Supply Chain Collaboration als Erfolgsfaktor
Kein Unternehmen kann die Dekarbonisierung der Logistik allein stemmen. Die Einbindung aller Akteure der Lieferkette – vom Zulieferer über den Verlader bis zum Endkunden – ist entscheidend. Digitale Plattformen und gemeinsame Standards fördern die Zusammenarbeit.
Insbesondere Joint Ventures für Ladeinfrastruktur, geteilte Transporte, gemeinsame Lager oder die Nutzung von Plattformlösungen für CO₂-Bilanzierung reduzieren klimaschädliche Emissionen effektiv.
Zudem ermöglichen digitale Tools wie SCEM (Supply Chain Event Management) oder TMS (Transport Management Systeme) eine verbesserte Kommunikation und Datenauswertung – Voraussetzung für genaue Emissionsanalysen und gezielte Verbesserungen.
Wirtschaftlicher Nutzen nachhaltiger Lieferketten
Nachhaltigkeit ist nicht zwingend mit Mehrkosten verbunden. Im Gegenteil: Viele Unternehmen berichten, dass Investitionen in emissionsfreie Logistik langfristig Rendite bringen – etwa durch gesenkte Energieausgaben, höhere Effizienz oder steuerliche Vorteile.
Folgende wirtschaftliche Vorteile ergeben sich durch Dekarbonisierung:
- Kosteneinsparungen durch effizientere Tourenplanung
- Erhöhte Kundenbindung durch nachhaltige Markenwahrnehmung
- Zugang zu grüner Finanzierung (z. B. ESG-konforme Kredite)
- Verringerung zukünftiger regulatorischer Risiken
Damit wird Nachhaltigkeit zu einem integralen Bestandteil der Unternehmensstrategie – und zunehmend auch zu einem Wettbewerbsvorteil im Logistiksektor.
Ausblick: Die Zukunft der emissionsfreien Logistik
Die Dekarbonisierung der Lieferkette ist ein dynamischer Prozess, der Innovation, Investition und Zusammenarbeit erfordert. Zwar ist der Weg zu einer vollständig emissionsfreien Logistik komplex – doch die technologischen Optionen nehmen kontinuierlich zu, die wirtschaftlichen Anreize steigen und der gesellschaftliche Druck wächst.

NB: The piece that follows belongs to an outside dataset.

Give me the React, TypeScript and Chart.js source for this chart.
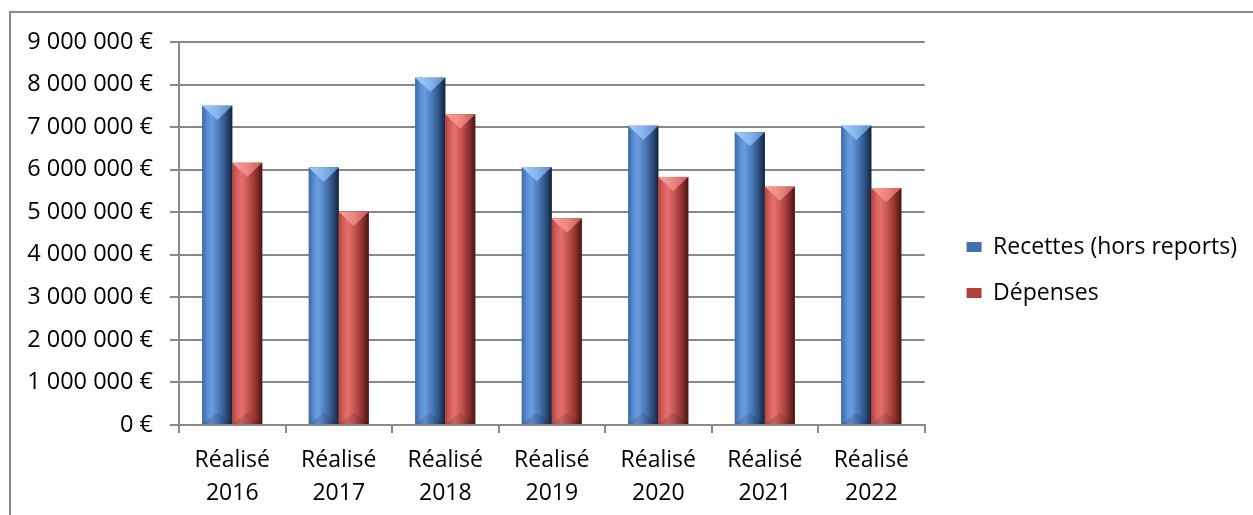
import React, { useEffect, useRef } from 'react';
import { Chart, registerables } from 'chart.js';

Chart.register(...registerables);

// ---- Data ----
const categories: string[][] = [
  ['Réalisé', '2016'],
  ['Réalisé', '2017'],
  ['Réalisé', '2018'],
  ['Réalisé', '2019'],
  ['Réalisé', '2020'],
  ['Réalisé', '2021'],
  ['Réalisé', '2022'],
];
const seriesNames = ['Recettes (hors reports)', 'Dépenses'];
const recettes = [7500000, 6050000, 8160000, 6060000, 7030000, 6880000, 7030000];
const depenses = [6160000, 5010000, 7300000, 4850000, 5830000, 5600000, 5570000];
const yMin = 0;
const yMax = 9000000;
const yStep = 1000000;

// ---- Styles ----
const FONT = "'Open Sans', 'Noto Sans', sans-serif";
const GRID = '#898989';
const palettes = [
  {
    base: '#3f6fae',
    body: [
      [0, '#3b69a8'],
      [0.18, '#5b8fd4'],
      [0.32, '#6a9ddf'],
      [0.55, '#4a7cbd'],
      [0.8, '#2d4f7e'],
      [1, '#142338'],
    ],
    top: [
      [0, '#a3cbf7'],
      [0.5, '#86b4ec'],
      [1, '#5a88c6'],
    ],
  },
  {
    base: '#b4403d',
    body: [
      [0, '#b8423f'],
      [0.18, '#d9625e'],
      [0.32, '#e2706c'],
      [0.55, '#c4524e'],
      [0.8, '#8a302d'],
      [1, '#461514'],
    ],
    top: [
      [0, '#f7a29d'],
      [0.5, '#ee8681'],
      [1, '#c85a56'],
    ],
  },
];

const fmtEuro = (v: number) =>
  String(Math.round(v)).replace(/\B(?=(\d{3})+(?!\d))/g, ' ') + ' €';

const cylinderPlugin = {
  id: 'cylinderBars',
  afterDatasetsDraw(chart: any) {
    const ctx = chart.ctx as CanvasRenderingContext2D;
    const area = chart.chartArea;
    ctx.save();
    ctx.beginPath();
    ctx.rect(area.left, area.top - 2, area.right - area.left, area.bottom - area.top + 2);
    ctx.clip();
    chart.data.datasets.forEach((_ds: any, di: number) => {
      const meta = chart.getDatasetMeta(di);
      const pal = palettes[di];
      meta.data.forEach((el: any) => {
        const p = el.getProps(['x', 'y', 'base', 'width'], true);
        const l = p.x - p.width / 2;
        const r = p.x + p.width / 2;
        const t = Math.min(p.y, p.base);
        const b = Math.max(p.y, p.base);
        const w = r - l;
        const h = Math.min(w * 0.47, (b - t) / 2);
        const g = ctx.createLinearGradient(l, 0, r, 0);
        pal.body.forEach(([o, c]) => g.addColorStop(o as number, c as string));
        ctx.fillStyle = g;
        ctx.fillRect(l, t, w, b - t);
        // bottom pyramid shading
        ctx.beginPath();
        ctx.moveTo(l, b);
        ctx.lineTo(p.x, b - h * 0.8);
        ctx.lineTo(r, b);
        ctx.closePath();
        ctx.fillStyle = 'rgba(0,0,0,0.12)';
        ctx.fill();
        // top chevron
        const tg = ctx.createLinearGradient(l, 0, r, 0);
        pal.top.forEach(([o, c]) => tg.addColorStop(o as number, c as string));
        ctx.beginPath();
        ctx.moveTo(l, t);
        ctx.lineTo(r, t);
        ctx.lineTo(p.x, t + h);
        ctx.closePath();
        ctx.fillStyle = tg;
        ctx.fill();
      });
    });
    ctx.restore();
  },
};

export default function App() {
  const canvasRef = useRef<HTMLCanvasElement | null>(null);

  useEffect(() => {
    if (!canvasRef.current) return;
    const chart = new Chart(canvasRef.current, {
      type: 'bar',
      data: {
        labels: categories,
        datasets: [
          {
            label: seriesNames[0],
            data: recettes,
            backgroundColor: palettes[0].base,
            borderWidth: 0,
            categoryPercentage: 0.563,
            barPercentage: 1,
          },
          {
            label: seriesNames[1],
            data: depenses,
            backgroundColor: palettes[1].base,
            borderWidth: 0,
            categoryPercentage: 0.563,
            barPercentage: 1,
          },
        ],
      },
      plugins: [cylinderPlugin],
      options: {
        responsive: false,
        animation: false,
        devicePixelRatio: 1,
        layout: { padding: { left: 0, right: 6, top: 42, bottom: 0 } },
        plugins: {
          tooltip: { enabled: false },
          legend: {
            position: 'right',
            align: 'start',
            maxWidth: 340,
            title: {
              display: true,
              text: ' ',
              font: { family: FONT, size: 10, lineHeight: 1 },
              padding: { top: 160.5, bottom: 0 },
            },
            labels: {
              boxWidth: 15,
              boxHeight: 10,
              padding: 23,
              color: '#000',
              font: { family: FONT, size: 23 },
            },
          },
        },
        scales: {
          x: {
            grid: {
              display: true,
              drawOnChartArea: false,
              drawTicks: true,
              tickLength: 8,
              offset: true,
              color: GRID,
              lineWidth: 2,
            },
            border: { display: true, color: GRID, width: 2 },
            ticks: {
              color: '#000',
              padding: 11,
              maxRotation: 0,
              autoSkip: false,
              font: { family: FONT, size: 23, lineHeight: 1.43 },
            },
            afterFit: (s: any) => {
              s.height = 90;
            },
          },
          y: {
            min: yMin,
            max: yMax,
            grid: {
              color: GRID,
              lineWidth: 2,
              drawTicks: true,
              tickLength: 9,
            },
            border: { display: true, color: GRID, width: 2 },
            ticks: {
              stepSize: yStep,
              color: '#000',
              padding: 17,
              font: { family: FONT, size: 23.5 },
              callback: (v: any) => fmtEuro(Number(v)),
            },
            afterFit: (s: any) => {
              s.width = 179;
            },
          },
          spacer: {
            type: 'linear',
            position: 'right',
            display: true,
            grid: { display: false, drawTicks: false },
            border: { display: false },
            ticks: { display: false },
            afterFit: (s: any) => {
              s.width = 19;
            },
          },
        },
      } as any,
    });
    return () => chart.destroy();
  }, []);

  return (
    <div
      style={{
        position: 'fixed',
        left: 0,
        top: 0,
        width: 1253,
        height: 515,
        overflow: 'hidden',
        background: '#fff',
      }}
    >
      <div
        style={{
          position: 'absolute',
          left: 9,
          top: 11,
          width: 1400,
          height: 700,
          border: '2px solid #8a8a8a',
          boxSizing: 'border-box',
        }}
      />
      <canvas
        ref={canvasRef}
        width={1253}
        height={515}
        style={{ position: 'absolute', left: 0, top: 0, width: 1253, height: 515 }}
      />
    </div>
  );
}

Wer frühzeitig in emissionsarme Technologien, digitale Infrastruktur und partnerschaftliche Modelle investiert, wird langfristig nicht nur ökologisch, sondern auch ökonomisch profitieren. Die Logistikbranche steht vor einem tiefgreifenden Wandel – mit der Chance, neue Standards für Effizienz und Nachhaltigkeit zu setzen.